*** Data
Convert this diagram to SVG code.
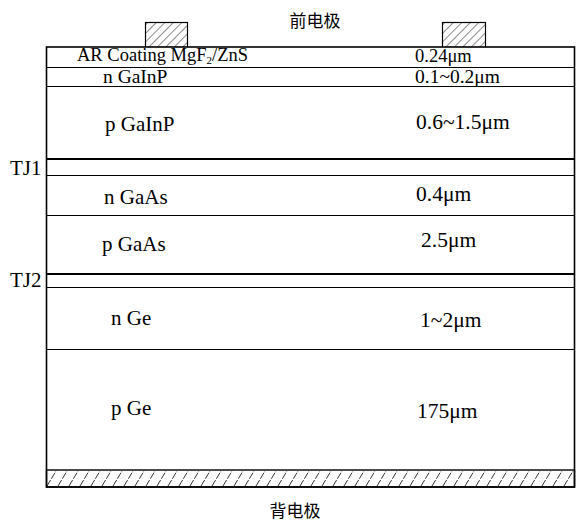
<svg xmlns="http://www.w3.org/2000/svg" width="577" height="522" viewBox="0 0 577 522">
<style>
.t{font-family:'Liberation Serif','Times New Roman',Times,serif;fill:#000}
.lbl{font-size:21px}
.val{font-size:21.5px}
.cn{font-family:'Noto Sans CJK SC','Noto Sans',sans-serif;font-size:17px;fill:#000}
.ln{stroke:#000;stroke-width:1;fill:none}
.thick{stroke:#000;stroke-width:2;fill:none}
</style>
<defs>
<pattern id="hFine" patternUnits="userSpaceOnUse" width="6" height="6" patternTransform="rotate(45)">
<line x1="0" y1="0" x2="0" y2="6" stroke="#000" stroke-width="0.9"/>
</pattern>
<pattern id="hBack" patternUnits="userSpaceOnUse" x="46" y="470" width="11" height="17">
<line x1="1" y1="16" x2="10" y2="1" stroke="#000" stroke-width="0.8" stroke-dasharray="7,1.5"/>
</pattern>
</defs>
<g id="front-electrode">
<rect x="145.5" y="22.5" width="42" height="25" fill="url(#hFine)" stroke="#000" stroke-width="1.2"/>
<rect x="442.5" y="22.5" width="43" height="25" fill="url(#hFine)" stroke="#000" stroke-width="1.2"/>
<text class="cn" x="315" y="27" text-anchor="middle">前电极</text>
</g>
<g id="layers">
<rect x="46.5" y="47" width="528" height="440" fill="#fff" stroke="#000" stroke-width="1.6"/>
</g>
<g id="connectors">
<line class="ln" x1="46.5" y1="67.5" x2="574.5" y2="67.5"/>
<line class="ln" x1="46.5" y1="86.5" x2="574.5" y2="86.5"/>
<line class="thick" x1="46.5" y1="159" x2="574.5" y2="159"/>
<line class="ln" x1="46.5" y1="175.5" x2="574.5" y2="175.5"/>
<line class="ln" x1="46.5" y1="215.5" x2="574.5" y2="215.5"/>
<line class="thick" x1="46.5" y1="274" x2="574.5" y2="274"/>
<line class="ln" x1="46.5" y1="287.5" x2="574.5" y2="287.5"/>
<line class="ln" x1="46.5" y1="349.5" x2="574.5" y2="349.5"/>
</g>
<g id="back-electrode">
<rect x="46.5" y="470" width="528" height="17" fill="url(#hBack)" stroke="#000" stroke-width="1.4"/>
<text class="cn" x="295" y="517" text-anchor="middle">背电极</text>
</g>
<g font-family="'Liberation Serif', 'Times New Roman', serif">
<g id="ar-coating">
<text class="t" x="77" y="61" font-size="18.5">AR Coating MgF<tspan font-size="11" dy="3">2</tspan><tspan dy="-3">/ZnS</tspan></text>
<text class="t" x="415" y="62" font-size="18.5">0.24μm</text>
</g>
<g id="n-GaInP">
<text class="t" x="103" y="83" font-size="19.5">n GaInP</text>
<text class="t" x="415" y="83" font-size="19.5">0.1~0.2μm</text>
</g>
<g id="p-GaInP">
<text class="t lbl" x="105" y="131">p GaInP</text>
<text class="t val" x="416" y="129">0.6~1.5μm</text>
</g>
<g id="TJ1"><text class="t lbl" x="10" y="175">TJ1</text></g>
<g id="n-GaAs">
<text class="t lbl" x="104" y="204">n GaAs</text>
<text class="t val" x="416" y="201">0.4μm</text>
</g>
<g id="p-GaAs">
<text class="t lbl" x="102" y="251">p GaAs</text>
<text class="t val" x="421" y="247">2.5μm</text>
</g>
<g id="TJ2"><text class="t lbl" x="10" y="287">TJ2</text></g>
<g id="n-Ge">
<text class="t lbl" x="111" y="325">n Ge</text>
<text class="t val" x="420" y="327">1~2μm</text>
</g>
<g id="p-Ge">
<text class="t lbl" x="111" y="415">p Ge</text>
<text class="t val" x="417" y="418">175μm</text>
</g>
</g>
</svg>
******
### Exercise objective:
Omit the pictures, and quote the material above exactly as given.

### Task response:
Convert this diagram to SVG code.
<svg xmlns="http://www.w3.org/2000/svg" width="577" height="522" viewBox="0 0 577 522">
<style>
.t{font-family:'Liberation Serif','Times New Roman',Times,serif;fill:#000}
.lbl{font-size:21px}
.val{font-size:21.5px}
.cn{font-family:'Noto Sans CJK SC','Noto Sans',sans-serif;font-size:17px;fill:#000}
.ln{stroke:#000;stroke-width:1;fill:none}
.thick{stroke:#000;stroke-width:2;fill:none}
</style>
<defs>
<pattern id="hFine" patternUnits="userSpaceOnUse" width="6" height="6" patternTransform="rotate(45)">
<line x1="0" y1="0" x2="0" y2="6" stroke="#000" stroke-width="0.9"/>
</pattern>
<pattern id="hBack" patternUnits="userSpaceOnUse" x="46" y="470" width="11" height="17">
<line x1="1" y1="16" x2="10" y2="1" stroke="#000" stroke-width="0.8" stroke-dasharray="7,1.5"/>
</pattern>
</defs>
<g id="front-electrode">
<rect x="145.5" y="22.5" width="42" height="25" fill="url(#hFine)" stroke="#000" stroke-width="1.2"/>
<rect x="442.5" y="22.5" width="43" height="25" fill="url(#hFine)" stroke="#000" stroke-width="1.2"/>
<text class="cn" x="315" y="27" text-anchor="middle">前电极</text>
</g>
<g id="layers">
<rect x="46.5" y="47" width="528" height="440" fill="#fff" stroke="#000" stroke-width="1.6"/>
</g>
<g id="connectors">
<line class="ln" x1="46.5" y1="67.5" x2="574.5" y2="67.5"/>
<line class="ln" x1="46.5" y1="86.5" x2="574.5" y2="86.5"/>
<line class="thick" x1="46.5" y1="159" x2="574.5" y2="159"/>
<line class="ln" x1="46.5" y1="175.5" x2="574.5" y2="175.5"/>
<line class="ln" x1="46.5" y1="215.5" x2="574.5" y2="215.5"/>
<line class="thick" x1="46.5" y1="274" x2="574.5" y2="274"/>
<line class="ln" x1="46.5" y1="287.5" x2="574.5" y2="287.5"/>
<line class="ln" x1="46.5" y1="349.5" x2="574.5" y2="349.5"/>
</g>
<g id="back-electrode">
<rect x="46.5" y="470" width="528" height="17" fill="url(#hBack)" stroke="#000" stroke-width="1.4"/>
<text class="cn" x="295" y="517" text-anchor="middle">背电极</text>
</g>
<g font-family="'Liberation Serif', 'Times New Roman', serif">
<g id="ar-coating">
<text class="t" x="77" y="61" font-size="18.5">AR Coating MgF<tspan font-size="11" dy="3">2</tspan><tspan dy="-3">/ZnS</tspan></text>
<text class="t" x="415" y="62" font-size="18.5">0.24μm</text>
</g>
<g id="n-GaInP">
<text class="t" x="103" y="83" font-size="19.5">n GaInP</text>
<text class="t" x="415" y="83" font-size="19.5">0.1~0.2μm</text>
</g>
<g id="p-GaInP">
<text class="t lbl" x="105" y="131">p GaInP</text>
<text class="t val" x="416" y="129">0.6~1.5μm</text>
</g>
<g id="TJ1"><text class="t lbl" x="10" y="175">TJ1</text></g>
<g id="n-GaAs">
<text class="t lbl" x="104" y="204">n GaAs</text>
<text class="t val" x="416" y="201">0.4μm</text>
</g>
<g id="p-GaAs">
<text class="t lbl" x="102" y="251">p GaAs</text>
<text class="t val" x="421" y="247">2.5μm</text>
</g>
<g id="TJ2"><text class="t lbl" x="10" y="287">TJ2</text></g>
<g id="n-Ge">
<text class="t lbl" x="111" y="325">n Ge</text>
<text class="t val" x="420" y="327">1~2μm</text>
</g>
<g id="p-Ge">
<text class="t lbl" x="111" y="415">p Ge</text>
<text class="t val" x="417" y="418">175μm</text>
</g>
</g>
</svg>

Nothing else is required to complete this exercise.